MATERIAL PROVIDED -

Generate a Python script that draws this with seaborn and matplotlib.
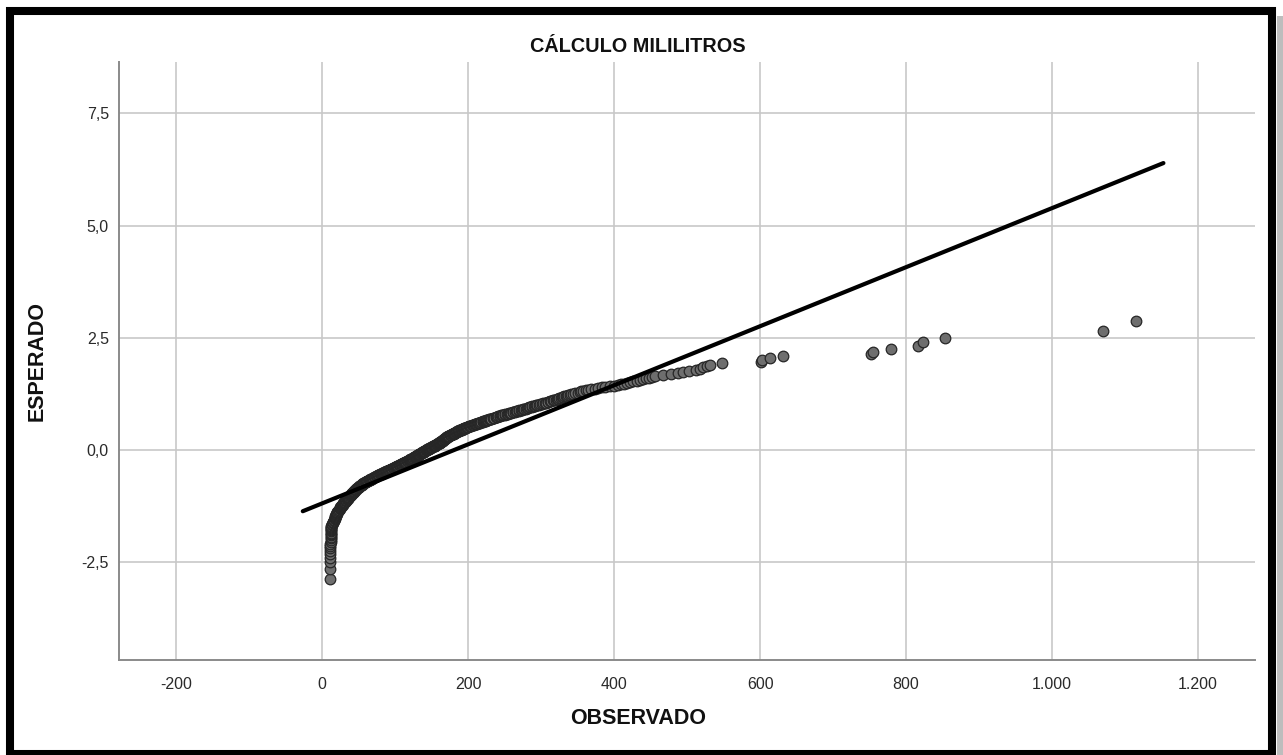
import statistics
import numpy as np
import pandas as pd
import matplotlib
matplotlib.use("Agg")
import matplotlib.pyplot as plt
from matplotlib.patches import Rectangle
import seaborn as sns

# ---------------- data ----------------
title = "CÁLCULO MILILITROS"
x_label = "OBSERVADO"
y_label = "ESPERADO"
x_ticks = [-200, 0, 200, 400, 600, 800, 1000, 1200]
x_tick_labels = ["-200", "0", "200", "400", "600", "800", "1.000", "1.200"]
y_ticks = [-2.5, 0.0, 2.5, 5.0, 7.5]
y_tick_labels = ["-2,5", "0,0", "2,5", "5,0", "7,5"]

observed_ml = [
    11, 11, 11, 11, 11, 11, 11, 11, 11,
    12, 12, 12, 12, 12, 12, 12, 12, 12, 12, 12, 12, 12,
    13, 14, 15,
    15, 15, 16, 16, 17, 17, 17, 18, 18, 19, 19, 19, 20, 20, 21, 21, 22,
    22, 23, 23, 24, 24, 25, 25, 26, 26,
    27, 27, 28, 28, 29, 29, 30, 30, 31, 31, 32, 32, 33, 33, 34, 34, 35,
    35, 36, 36, 37, 37, 38, 38, 39, 39, 40, 40, 41, 41, 41, 42, 42, 43, 43, 44, 44, 44, 45, 45,
    46, 46, 47, 47, 48, 48, 49, 50, 50, 51, 51, 52, 52, 53, 54, 54, 55, 55, 56, 56, 57,
    58, 58, 59, 60, 60, 61, 62, 62, 63, 64, 65, 65, 66, 67, 67, 68, 69, 69, 70, 71, 72, 72, 73,
    74, 75, 75, 76, 77, 78, 78, 79, 80, 81, 82, 82, 83, 84, 85, 85, 86, 87, 88, 89, 89, 90, 91,
    92, 92, 93, 94, 95, 96, 96, 97,
    98, 98, 99, 100, 100, 101, 102, 102, 103, 104, 104, 105, 106, 106, 107, 108, 108, 109, 109,
    110, 111, 111, 112, 113, 113, 114, 115, 115, 116, 117, 117, 118, 119, 119, 120,
    121, 121, 122, 122, 123, 123, 124, 124, 125, 125, 126, 126, 127, 128, 128, 129, 129, 130,
    130, 131, 131, 132, 132, 133, 133, 134, 134, 135, 136, 136, 137, 137, 138, 138, 139, 139,
    140, 140, 141, 141, 142, 142, 143,
    144, 144, 145, 145, 146, 147, 147, 148, 148, 149, 149, 150, 151, 151, 152, 152, 153, 154,
    154, 155, 155, 156, 156, 157, 158, 158, 159, 159, 160,
    160, 161, 161, 162, 162, 162, 163, 163, 164, 164, 165, 165, 165, 166, 166, 167, 167, 167,
    168, 168, 169, 169, 169, 170, 170, 171, 171,
    172, 172, 173, 174, 174, 175, 176, 176, 177, 178, 178, 179, 180, 180, 181, 182, 182, 183,
    183, 184, 185, 185,
    186, 187, 187, 188, 189, 190, 191, 191, 192, 193, 194, 195, 195, 196, 197, 198, 198, 199, 200,
    201, 202, 203, 204, 205, 206, 208, 209, 210, 211, 212, 213, 214, 215, 216, 217, 218, 220,
    221, 222, 223, 224, 225, 226,
    227, 229, 230, 231, 232, 234, 235, 236, 238, 239, 240, 241, 243, 244, 245, 247, 248,
    250, 251, 253, 254, 256, 258, 259, 261, 262, 264, 266, 267, 269, 270, 272,
    274, 275, 277, 279, 280, 282, 284, 285, 287, 288, 290, 292, 293, 295,
    297, 299, 301, 303, 305, 307, 309, 310, 312, 314, 316, 318,
    320, 322, 323, 325, 327, 329, 330, 332, 334, 336, 337, 339, 341,
    344, 347, 350, 353, 355, 358, 361, 364,
    369, 374, 378, 383, 388,
    394, 400, 405,
    409, 414, 418,
    422, 426, 431, 435,
    440, 444,
    448, 452, 456,
    467, 478, 487, 495, 503, 512, 518, 522, 527, 532, 548,
    601, 603, 614, 631, 752, 754, 779, 816, 823, 853, 1070, 1115,
]

# parameters of the normal reference line
normal_mean = 181.0
normal_sd = 152.0

# ---------------- Q-Q transform ----------------
n = len(observed_ml)
nd = statistics.NormalDist()
expected = [nd.inv_cdf(r / (n + 1)) for r in range(1, n + 1)]
df = pd.DataFrame({"observado": sorted(observed_ml), "esperado": expected})

xmin, xmax = min(observed_ml), max(observed_ml)
pad = 0.034 * (xmax - xmin)
line_x = [xmin - pad, xmax + pad]
line_df = pd.DataFrame({"x": line_x,
                        "y": [(v - normal_mean) / normal_sd for v in line_x]})

# ---------------- figure ----------------
sns.set_theme(style="white")
plt.rcParams["font.family"] = ["Liberation Sans", "DejaVu Sans"]

W, H = 1283, 755
fig = plt.figure(figsize=(W / 100, H / 100), dpi=100)
fig.patch.set_facecolor("white")

ax_left, ax_right, ax_top, ax_bottom = 118.5, 1255, 61.7, 660
ax = fig.add_axes([ax_left / W, (H - ax_bottom) / H,
                   (ax_right - ax_left) / W, (ax_bottom - ax_top) / H])

sns.scatterplot(data=df, x="observado", y="esperado", ax=ax, s=58,
                color="#6e6e6e", edgecolor="#262626", linewidth=0.9,
                zorder=3, legend=False)
sns.lineplot(data=line_df, x="x", y="y", ax=ax, color="black",
             linewidth=3.0, zorder=4, legend=False)

ax.set_xlim(-279, 1278)
ax.set_ylim(-4.68, 8.65)
ax.set_xticks(x_ticks)
ax.set_xticklabels(x_tick_labels)
ax.set_yticks(y_ticks)
ax.set_yticklabels(y_tick_labels)
ax.tick_params(axis="both", length=0, labelsize=11.5, labelcolor="#2a2a2a")
ax.tick_params(axis="x", pad=12)
ax.tick_params(axis="y", pad=7)
ax.grid(True, color="#c8c8c8", linewidth=1.2, zorder=0)
ax.set_axisbelow(True)
for side in ["top", "right"]:
    ax.spines[side].set_visible(False)
for side in ["left", "bottom"]:
    ax.spines[side].set_color("#8a8a8a")
    ax.spines[side].set_linewidth(1.4)
ax.set_xlabel("")
ax.set_ylabel(y_label, fontsize=15.5, fontweight="bold", color="#111111")
ax.yaxis.set_label_coords((48 - ax_left) / (ax_right - ax_left), 0.5)

fig.text(638 / W, 1 - 46 / H, title, ha="center", va="center",
         fontsize=14.3, fontweight="bold", color="#111111")
fig.text(638 / W, 1 - 719 / H, x_label, ha="center", va="center",
         fontsize=15.5, fontweight="bold", color="#111111")

# outer frame with shadow
fig.patches.append(Rectangle((1277 / W, 0), 6 / W, (H - 16) / H,
                             transform=fig.transFigure, facecolor="#bdbdbd",
                             edgecolor="none", zorder=0))
fig.patches.append(Rectangle((9.5 / W, 1 / H), (1272 - 9.5) / W, (754 - 11) / H,
                             transform=fig.transFigure, fill=False,
                             edgecolor="black", linewidth=5.8, zorder=10))

fig.savefig("out.png", dpi=100, facecolor="white")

DIRECTIONS - From the first line above through the line containing "import seaborn as sns", copy everything exactly, without the pictures.

FULL RESPONSE -
Generate a Python script that draws this with seaborn and matplotlib.
import statistics
import numpy as np
import pandas as pd
import matplotlib
matplotlib.use("Agg")
import matplotlib.pyplot as plt
from matplotlib.patches import Rectangle
import seaborn as sns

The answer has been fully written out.